APAC Weekly Review

APAC Weekly Review

Japan

Market Performance and Monetary Policy Speculation

Throughout the week, Japan's stock markets experienced a downturn, marked by declines of 2.5% in the Nikkei 225 Index and 2.1% in the broader TOPIX Index. Notably, speculation regarding the potential cessation of Japan's negative interest rate policy by the Bank of Japan (BoJ) gained momentum following reports of substantial wage increases among Japan's labour unions, the highest seen since the early 1990s. The BoJ's monetary policy adjustments remain contingent upon meeting its 2% inflation target, anticipated to be supported by wage growth, prompting economists to forecast a possible interest rate hike in either March or April.

Currency and Bond Market Movements

Furthermore, the BoJ's prolonged accommodative policy has led to a depreciation of the yen, thereby benefiting many of the country's major exporters reliant on foreign revenues. Consequently, the yen weakened further against the USD, reaching towards the upper end of the JPY 148 range from around JPY 147 the previous week. Concurrently, the yield on the 10-year Japanese government bond rose to 0.79%, marking its highest level in approximately three months, reflecting market anticipation of potential adjustments in BoJ's monetary policy.
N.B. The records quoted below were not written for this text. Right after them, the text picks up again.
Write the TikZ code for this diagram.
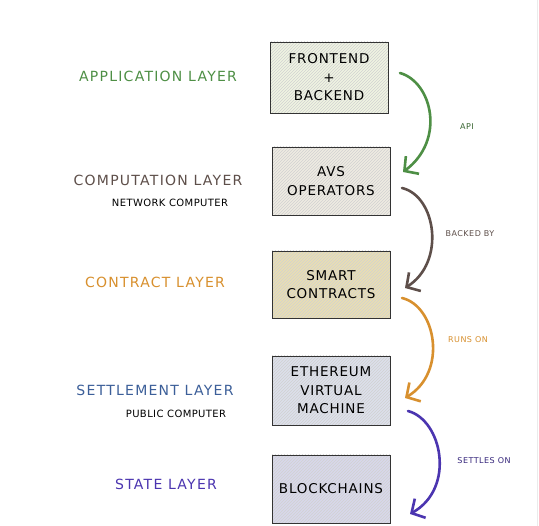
\documentclass[tikz,border=0pt]{standalone}
\usepackage{fontspec}
\setmainfont{DejaVu Sans}
\usetikzlibrary{arrows.meta,patterns}
\definecolor{cgreen}{HTML}{4E8F45}
\definecolor{cbrown}{HTML}{5E4F4A}
\definecolor{corange}{HTML}{D8902E}
\definecolor{cblue}{HTML}{3C5F99}
\definecolor{cpurple}{HTML}{4B35B0}
\definecolor{fgreen}{HTML}{F0F4E2}
\definecolor{fbeige}{HTML}{EFECE2}
\definecolor{ftan}{HTML}{EADFB2}
\definecolor{fblue}{HTML}{DCE0EC}
\definecolor{fpurple}{HTML}{D8D8EC}
\tikzset{
  x=1pt,y=-1pt,
  layerbox/.style={draw=black!80,line width=0.9pt,minimum width=118pt,
    align=center,font=\fontsize{13.5}{18.5}\selectfont\addfontfeatures{LetterSpace=6},inner sep=2pt},
  hatch/.style={preaction={fill=#1},pattern=north east lines,pattern color=black!18},
  layerlabel/.style={font=\fontsize{14}{16}\selectfont\addfontfeatures{LetterSpace=9}},
  sublabel/.style={font=\fontsize{10}{12}\selectfont\addfontfeatures{LetterSpace=4},text=black},
  arrlabel/.style={font=\fontsize{8}{10}\selectfont\addfontfeatures{LetterSpace=6}},
  flow/.style={line width=2.6pt,line cap=round,
    -{Straight Barb[length=10pt,width=22pt,line width=2.6pt]}},
}
\begin{document}
\begin{tikzpicture}
\useasboundingbox[fill=white] (0,0) rectangle (539,526);
\draw[black!8,line width=1pt] (537,0) -- (537,526);

% boxes
\node[layerbox,hatch=fgreen,minimum height=71pt] (b1) at (329,77.5) {FRONTEND\\+\\BACKEND};
\node[layerbox,hatch=fbeige,minimum height=68pt] (b2) at (331,181) {AVS\\OPERATORS};
\node[layerbox,hatch=ftan,minimum height=67pt] (b3) at (331,284.5) {SMART\\CONTRACTS};
\node[layerbox,hatch=fblue,minimum height=69pt] (b4) at (331,390.5) {ETHEREUM\\VIRTUAL\\MACHINE};
\node[layerbox,hatch=fpurple,minimum height=68pt] (b5) at (331,489) {BLOCKCHAINS};

% layer labels
\node[layerlabel,text=cgreen] (l1) at (158,76) {APPLICATION LAYER};
\node[layerlabel,text=cbrown] (l2) at (158,180) {COMPUTATION LAYER};
\node[sublabel] (s2) at (170,203) {NETWORK COMPUTER};
\node[layerlabel,text=corange] (l3) at (155,282) {CONTRACT LAYER};
\node[layerlabel,text=cblue] (l4) at (155,390) {SETTLEMENT LAYER};
\node[sublabel] (s4) at (176,414) {PUBLIC COMPUTER};
\node[layerlabel,text=cpurple] (l5) at (166,484) {STATE LAYER};

% arrow endpoints
\coordinate (a1s) at (400,73);  \coordinate (a1e) at (403,172);
\coordinate (a2s) at (402,188); \coordinate (a2e) at (405,288);
\coordinate (a3s) at (402,298); \coordinate (a3e) at (405,398);
\coordinate (a4s) at (408,411); \coordinate (a4e) at (410,514);

\draw[flow,cgreen] (a1s) .. controls (432,82) and (446,140) .. (a1e);
\draw[flow,cbrown] (a2s) .. controls (436,196) and (446,262) .. (a2e);
\draw[flow,corange] (a3s) .. controls (436,306) and (448,372) .. (a3e);
\draw[flow,cpurple] (a4s) .. controls (442,420) and (456,488) .. (a4e);

\node[arrlabel,text=cgreen!70!black] (t1) at (467,127) {API};
\node[arrlabel,text=cbrown] (t2) at (470,234) {BACKED BY};
\node[arrlabel,text=corange] (t3) at (468,340) {RUNS ON};
\node[arrlabel,text=cpurple!70!black] (t4) at (484,461) {SETTLES ON};
\end{tikzpicture}
\end{document}
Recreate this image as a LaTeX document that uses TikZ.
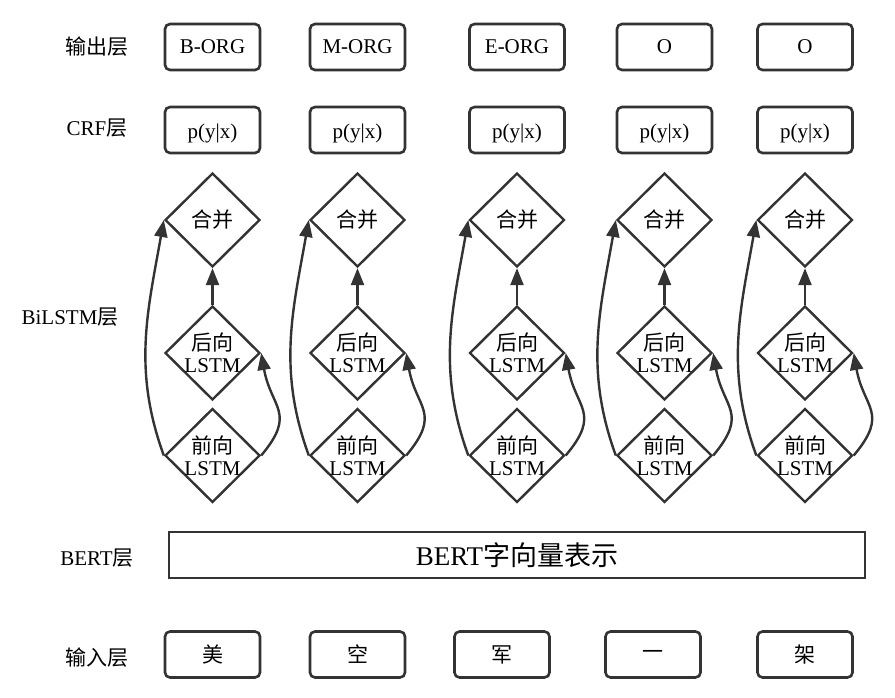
\documentclass[tikz,border=0pt]{standalone}
\usepackage{fontspec}
\setmainfont{Liberation Serif}
\newfontfamily\zh{Noto Sans CJK SC}
\usetikzlibrary{shapes.geometric,arrows.meta}
\colorlet{ln}{black!80}

\begin{document}
\begin{tikzpicture}[x=0.5pt,y=0.5pt,
  box/.style={draw=ln,rounded corners=2.5pt,line width=1.3pt,minimum width=47.5pt,minimum height=23pt,inner sep=0pt},
  crf/.style={box,text height=11.5pt,text depth=2.5pt},
  dia/.style={draw=ln,diamond,aspect=1,line width=1.2pt,minimum width=47.5pt,minimum height=47pt,inner sep=0pt},
  arr/.style={draw=ln,line width=1.2pt,-{Triangle[width=6.5pt,length=8.5pt]}}]
\fontsize{10.5}{11}\selectfont
\useasboundingbox (0,0) rectangle (895,697);

% layer names
\node (LO) at (97,650) {\zh 输出层};
\node (LC) at (97,569) {CRF{\zh 层}};
\node (LL) at (70,380) {BiLSTM{\zh 层}};
\node (LB) at (97,139) {BERT{\zh 层}};
\node (LI) at (97,39) {\zh 输入层};

% output and CRF
\node[box] (O1) at (212.5,650) {B-ORG};
\node[box] (O2) at (357.5,650) {M-ORG};
\node[box] (O3) at (517,650) {E-ORG};
\node[box] (O4) at (664.5,650) {O};
\node[box] (O5) at (805,650) {O};
\node[crf] (C1) at (212.5,567) {p(y|x)};
\node[crf] (C2) at (357.5,567) {p(y|x)};
\node[crf] (C3) at (517,567) {p(y|x)};
\node[crf] (C4) at (664.5,567) {p(y|x)};
\node[crf] (C5) at (805,567) {p(y|x)};

% BiLSTM: forward F, backward H, merge M
\foreach \i/\x in {1/212.5,2/357.5,3/517,4/664.5,5/805}{
  \node[dia] (M\i) at (\x,477) {};
  \node[dia] (H\i) at (\x,344) {};
  \node[dia] (F\i) at (\x,241.5) {};
  \node at (M\i) {\zh 合并};
  \node[align=center] at (H\i) {{\zh 后向}\\LSTM};
  \node[align=center] at (F\i) {{\zh 前向}\\LSTM};
  \draw[arr] (H\i.north) -- (M\i.south);
  \draw[arr] (F\i.west) to[out=110,in=-100] (M\i.west);
  \draw[arr] (F\i.east) to[out=50,in=-80,looseness=1.4] (H\i.east);
}

% BERT and input
\node[draw=ln,line width=1.3pt,minimum width=348pt,minimum height=23pt,inner sep=0pt] (B) at (517,142) {\fontsize{13.5}{13.5}\selectfont BERT{\zh 字向量表示}};
\node[box] (I1) at (212.5,42.5) {\zh 美};
\node[box] (I2) at (357.5,42.5) {\zh 空};
\node[box] (I3) at (502,42.5) {\zh 军};
\node[box] (I4) at (653,42.5) {\zh 一};
\node[box] (I5) at (805,42.5) {\zh 架};

\end{tikzpicture}
\end{document}
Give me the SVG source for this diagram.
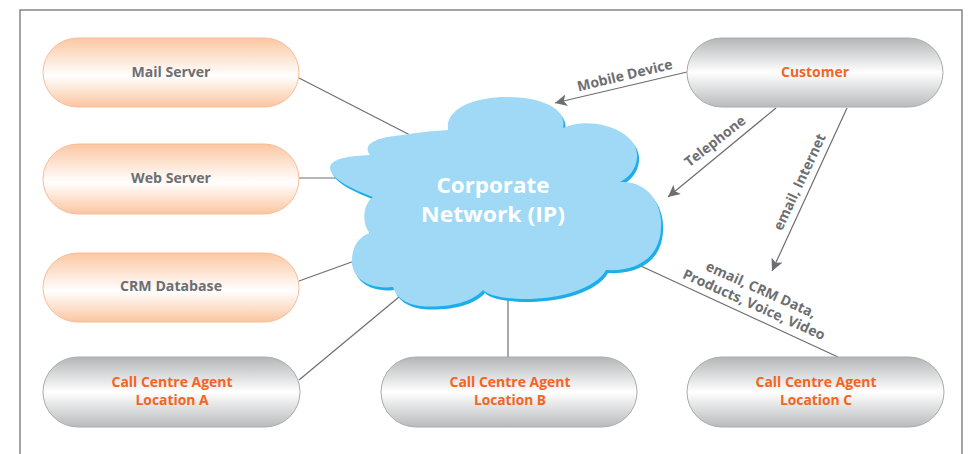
<svg xmlns="http://www.w3.org/2000/svg" width="968" height="454" viewBox="0 0 968 454">
<defs>
<linearGradient id="gOr" x1="0" y1="0" x2="0" y2="1">
<stop offset="0" stop-color="#fbc7a2"/>
<stop offset="0.55" stop-color="#ffffff"/>
<stop offset="1" stop-color="#fbc5a0"/>
</linearGradient>
<linearGradient id="gGr" x1="0" y1="0" x2="0" y2="1">
<stop offset="0" stop-color="#b4b5b7"/>
<stop offset="0.5" stop-color="#ffffff"/>
<stop offset="1" stop-color="#b9babc"/>
</linearGradient>
<marker id="arr" markerUnits="userSpaceOnUse" markerWidth="14" markerHeight="12" refX="12" refY="6" orient="auto">
<path d="M0,0 L12,6 L0,12 L3,6 Z" fill="#6d6e71"/>
</marker>
</defs>
<style>
.frame{fill:#ffffff;stroke:#858585;stroke-width:1.5}
.or{fill:url(#gOr);stroke:#f8bd98;stroke-width:1}
.gr{fill:url(#gGr);stroke:#a9abae;stroke-width:1}
.lbl{font-family:"Open Sans","Noto Sans",sans-serif;font-weight:bold;font-size:14px;fill:#6d6e71;text-anchor:middle}
.olbl{font-family:"Open Sans","Noto Sans",sans-serif;font-weight:bold;font-size:14px;fill:#f26522;text-anchor:middle}
.cl{font-family:"Open Sans","Noto Sans",sans-serif;font-weight:bold;font-size:22px;fill:#ffffff;text-anchor:middle}
.ln{stroke:#6d6e71;stroke-width:1.2;fill:none}
.al{stroke:#6d6e71;stroke-width:1.2;fill:none;marker-end:url(#arr)}
</style>
<rect class="frame" x="20" y="10" width="942" height="470"/>
<g id="connectors">
<line class="ln" x1="299" y1="78" x2="410" y2="135"/>
<line class="ln" x1="299" y1="178" x2="345" y2="178"/>
<line class="ln" x1="299" y1="281" x2="360" y2="259"/>
<line class="ln" x1="299" y1="380" x2="405" y2="292"/>
<line class="ln" x1="508" y1="290" x2="508" y2="357"/>
<line class="ln" x1="630" y1="261" x2="838" y2="357"/>
<line class="al" x1="687" y1="72" x2="555" y2="103"/>
<line class="al" x1="776" y1="108" x2="668" y2="197"/>
<line class="al" x1="847" y1="108" x2="772" y2="271"/>
<text class="lbl" transform="translate(626,80) rotate(-13.5)">Mobile Device</text>
<text class="lbl" transform="translate(718,145) rotate(-38)">Telephone</text>
<text class="lbl" transform="translate(804,184) rotate(-65)">email, Internet</text>
<text class="lbl" transform="translate(759,294) rotate(24)">email, CRM Data,</text>
<text class="lbl" transform="translate(752,309) rotate(24)">Products, Voice, Video</text>
</g>
<g id="cloud">
<path transform="translate(2,3)" fill="#1caeea" d="M448,130 C445,108 475,97 507,97 C540,97 568,108 563,128 C590,115 640,130 637,158 C636,170 628,178 620,182 C648,180 663,205 661,228 C660,255 640,272 606,270 C595,290 555,300 520,299 C500,298 488,295 483,290 C470,305 440,308 420,306 C405,304 395,296 393,287 C365,290 350,275 352,258 C353,245 360,236 370,233 C362,225 362,205 373,197 C355,190 330,180 330,167 C332,158 350,156 370,155 C362,145 375,138 395,136 C415,133 430,131 448,130 Z"/>
<path fill="#9fd9f5" d="M448,130 C445,108 475,97 507,97 C540,97 568,108 563,128 C590,115 640,130 637,158 C636,170 628,178 620,182 C648,180 663,205 661,228 C660,255 640,272 606,270 C595,290 555,300 520,299 C500,298 488,295 483,290 C470,305 440,308 420,306 C405,304 395,296 393,287 C365,290 350,275 352,258 C353,245 360,236 370,233 C362,225 362,205 373,197 C355,190 330,180 330,167 C332,158 350,156 370,155 C362,145 375,138 395,136 C415,133 430,131 448,130 Z"/>
<text class="cl" x="493" y="193" textLength="113" lengthAdjust="spacingAndGlyphs">Corporate</text>
<text class="cl" x="493" y="222" textLength="144" lengthAdjust="spacingAndGlyphs">Network (IP)</text>
</g>
<g id="mail-server">
<rect class="or" x="43" y="38" width="256" height="69" rx="34.5"/>
<text class="lbl" x="171" y="77" textLength="79" lengthAdjust="spacingAndGlyphs">Mail Server</text>
</g>
<g id="web-server">
<rect class="or" x="43" y="144" width="256" height="70" rx="35"/>
<text class="lbl" x="171" y="183" textLength="80" lengthAdjust="spacingAndGlyphs">Web Server</text>
</g>
<g id="crm-database">
<rect class="or" x="43" y="253" width="256" height="69" rx="34.5"/>
<text class="lbl" x="171" y="291" textLength="102" lengthAdjust="spacingAndGlyphs">CRM Database</text>
</g>
<g id="customer">
<rect class="gr" x="687" y="38" width="256" height="69" rx="34.5"/>
<text class="olbl" x="815" y="77" textLength="68" lengthAdjust="spacingAndGlyphs">Customer</text>
</g>
<g id="agent-a">
<rect class="gr" x="43" y="357" width="257" height="70" rx="35"/>
<text class="olbl" x="172" y="387" textLength="121" lengthAdjust="spacingAndGlyphs">Call Centre Agent</text>
<text class="olbl" x="172" y="405" textLength="73" lengthAdjust="spacingAndGlyphs">Location A</text>
</g>
<g id="agent-b">
<rect class="gr" x="381" y="357" width="256" height="70" rx="35"/>
<text class="olbl" x="510" y="387" textLength="121" lengthAdjust="spacingAndGlyphs">Call Centre Agent</text>
<text class="olbl" x="510" y="405" textLength="72" lengthAdjust="spacingAndGlyphs">Location B</text>
</g>
<g id="agent-c">
<rect class="gr" x="687" y="357" width="257" height="70" rx="35"/>
<text class="olbl" x="816" y="387" textLength="121" lengthAdjust="spacingAndGlyphs">Call Centre Agent</text>
<text class="olbl" x="816" y="405" textLength="72" lengthAdjust="spacingAndGlyphs">Location C</text>
</g>
</svg>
Economic Recovery and Revised GDP Figures

Moreover, revised data revealed that Japan narrowly avoided recession in the last quarter. BoJ Governor Kazuo Ueda maintained a cautiously optimistic stance on the country's economic recovery, acknowledging weaknesses in certain economic indicators. However, recent GDP figures showed a 0.1% expansion in the fourth quarter of 2023, contradicting earlier estimates of a 0.1% contraction. On an annualised basis, this translated to a 0.4% growth compared to the previously reported 0.4% decline.

China

Market Uptick and Government Interventions

In contrast, Chinese stock markets saw an uptick amidst recent government interventions aimed at stabilizing the market, thereby bolstering investor confidence despite lingering concerns over the economic outlook. Notably, the Shanghai Composite Index rose by 0.28%, while the blue-chip CSI 300 gained 0.71%, with the Hang Seng Index in Hong Kong surging by 2.25%, according to FactSet.

Inflation and Monetary Policy Actions

In February, China's consumer price index registered a higher-than-expected increase of 0.7% compared to the previous year, reversing January's 0.8% decline. This positive reading, attributed to rising food and services prices during the Lunar New Year holiday, marked the first uptick since August 2023. However, the producer price index recorded a larger-than-anticipated decline of 2.7% year-on-year, extending the 17th consecutive monthly drop, primarily due to weak domestic demand.

Government Spending Initiatives and Property Market Challenges

Additionally, the People's Bank of China maintained its medium-term lending facility rate at 2.5% and injected RMB 387 billion into the banking system, aligning with market expectations. However, with RMB 481 billion in loans set to mature this month, the operation resulted in a net withdrawal of RMB 94 billion from the banking system, the first such extraction since November 2022.

Furthermore, the State Council unveiled plans to increase spending by at least 25% from last year until 2027, aimed at stimulating consumer and business activities across various sectors including industry, agriculture, transport, education, and healthcare. This initiative is pivotal for China to achieve its 2023 economic growth target of 5%, declared during the National People's Congress earlier in March.

Despite these measures, China's property market continued to decline, with new home prices falling by 0.3% in February for the eighth consecutive month. Moody's recent downgrade of China Vanke, one of the country's largest developers, further exacerbated concerns within the property sector, indicating ongoing challenges despite government efforts to boost demand.